We say an action of $\mathbb{Z}$ on a compact Housdorff space $X$ minimal if every orbit of the action is dense in $X$. We assume the action is free and $X$ has no isolated points.
Then in this case, Why the half-orbit, say $\mathbb{N}x$ and $\mathbb{-N}x$, are also dense?
I can prove one of them is dense, but I do not how to prove both of them are dense.
Thank you for all helps!
Consider the half-orbit $\mathbb{N} x$. Let it's accumulation set be $C$. The set $C$ is closed. The set $C$ is also invariant by the whole group action. So if $\mathbb{N} x$ were not dense, then any point contained in $C$ would have a nondense orbit, a contradiction.

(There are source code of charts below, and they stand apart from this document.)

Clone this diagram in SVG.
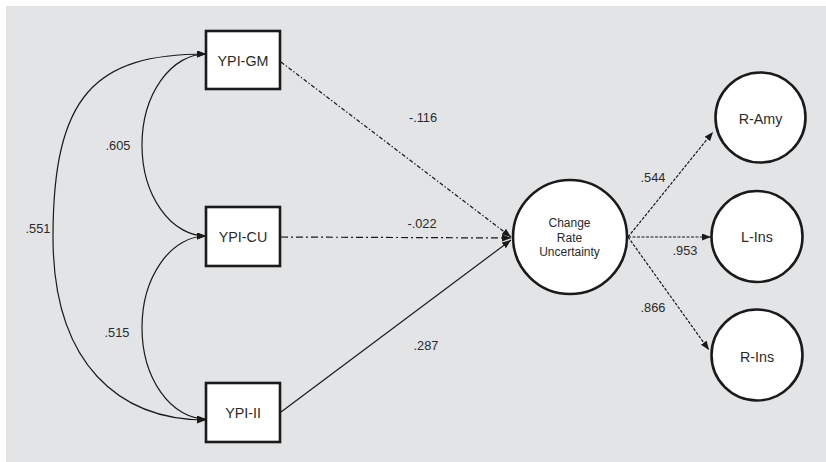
<svg xmlns="http://www.w3.org/2000/svg" width="826" height="462" viewBox="0 0 826 462">
<style>
.bg{fill:#e3e4e6}
.box{fill:#fff;stroke:#1a1a1a;stroke-width:2.6}
.circ{fill:#fff;stroke:#1a1a1a;stroke-width:2.6}
.lbl{font-family:"Liberation Sans",Arial,sans-serif;font-size:14.3px;fill:#2a2a2a;text-anchor:middle}
.small{font-family:"Liberation Sans",Arial,sans-serif;font-size:12px;fill:#2a2a2a;text-anchor:middle}
.num{font-family:"Liberation Sans",Arial,sans-serif;font-size:12.8px;fill:#2a2a2a;text-anchor:middle}
.edge{fill:none;stroke:#1a1a1a;stroke-width:1.2}
.cov{marker-start:url(#ahs);marker-end:url(#ah)}
.path{marker-end:url(#ah)}
.dd1{stroke-dasharray:4 2 1.5 2}
.dd2{stroke-dasharray:7 3 2 3}
.dsh{stroke-dasharray:3 1.5}
</style>
<defs>
<marker id="ah" markerUnits="userSpaceOnUse" markerWidth="10" markerHeight="8" refX="9" refY="3.5" orient="auto">
<path d="M0,0 L9,3.5 L0,7 z" fill="#1a1a1a"/>
</marker>
<marker id="ahs" markerUnits="userSpaceOnUse" markerWidth="10" markerHeight="8" refX="9" refY="3.5" orient="auto-start-reverse">
<path d="M0,0 L9,3.5 L0,7 z" fill="#1a1a1a"/>
</marker>
</defs>
<rect class="bg" x="6" y="6" width="820" height="456"/>
<g id="connectors">
<path class="edge cov" d="M206,54 A64,91 0 0 0 206,236"/>
<path class="edge cov" d="M206,236 A64,91.5 0 0 0 206,419"/>
<path class="edge cov" d="M206,54 C95,54 53,95 53,237 C53,365 120,420 206,420"/>
<path class="edge path dd1" d="M281,62 L511,237"/>
<path class="edge path dd2" d="M281,237 L511,238"/>
<path class="edge path" d="M281,412 L511,240"/>
<path class="edge path dsh" d="M628,237 L713,132"/>
<path class="edge path dsh" d="M628,237 L711,237"/>
<path class="edge path dsh" d="M628,237 L709,350"/>
<text class="num" x="118" y="149.5">.605</text>
<text class="num" x="38" y="232.5">.551</text>
<text class="num" x="117" y="336.5">.515</text>
<text class="num" x="423" y="121.5">-.116</text>
<text class="num" x="422" y="227.5">-.022</text>
<text class="num" x="426" y="349.5">.287</text>
<text class="num" x="653" y="181.5">.544</text>
<text class="num" x="685" y="254.5">.953</text>
<text class="num" x="653" y="311.5">.866</text>
</g>
<g id="ypi-gm">
<rect class="box" x="206" y="31" width="74" height="58"/>
<text class="lbl" x="243" y="66">YPI-GM</text>
</g>
<g id="ypi-cu">
<rect class="box" x="206" y="207" width="74" height="59"/>
<text class="lbl" x="243" y="242">YPI-CU</text>
</g>
<g id="ypi-ii">
<rect class="box" x="206" y="383" width="74" height="59"/>
<text class="lbl" x="243" y="418">YPI-II</text>
</g>
<g id="cru">
<circle class="circ" cx="570" cy="237" r="57"/>
<text class="small" x="569.5" y="227">Change</text>
<text class="small" x="569.5" y="241.5">Rate</text>
<text class="small" x="569.5" y="256">Uncertainty</text>
</g>
<g id="r-amy">
<circle class="circ" cx="760.5" cy="117.5" r="45"/>
<text class="lbl" x="760.5" y="123.5">R-Amy</text>
</g>
<g id="l-ins">
<circle class="circ" cx="757" cy="236.5" r="45.5"/>
<text class="lbl" x="757" y="242">L-Ins</text>
</g>
<g id="r-ins">
<circle class="circ" cx="757" cy="355" r="45.5"/>
<text class="lbl" x="757" y="361.5">R-Ins</text>
</g>
</svg>
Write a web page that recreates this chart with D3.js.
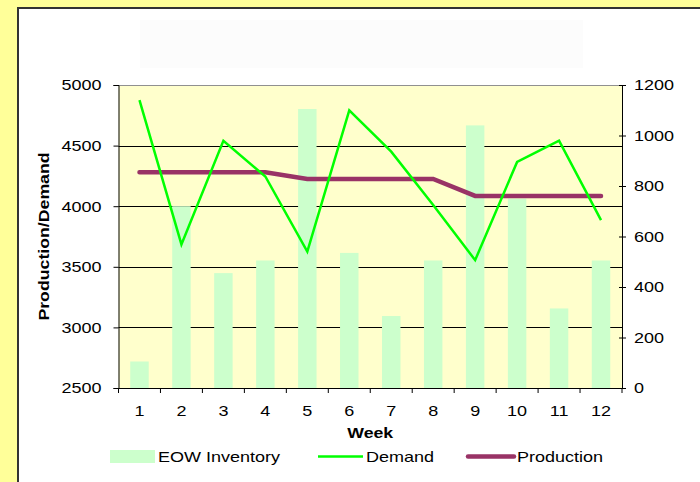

So why is $C$ invariant by the whole group action? I'll show you why it is invariant under negative elements of the group action. Suppose $y \in C$, we need to show $(-1) \cdot y \in C$. Then there exists a sequence of natural numbers $n_i \to +\infty$ such that $n_i \cdot x$ has limit $y$. By continuity of the map $p \mapsto (-1) \cdot p$, it follows that $(n_i - 1) \cdot x$ has limit $(-1) \cdot y$. And if $i$ is sufficiently large then $n_i > 1$, so $n_i-1 \in \mathbb{N}$, hence $(-1) \cdot y \in C$.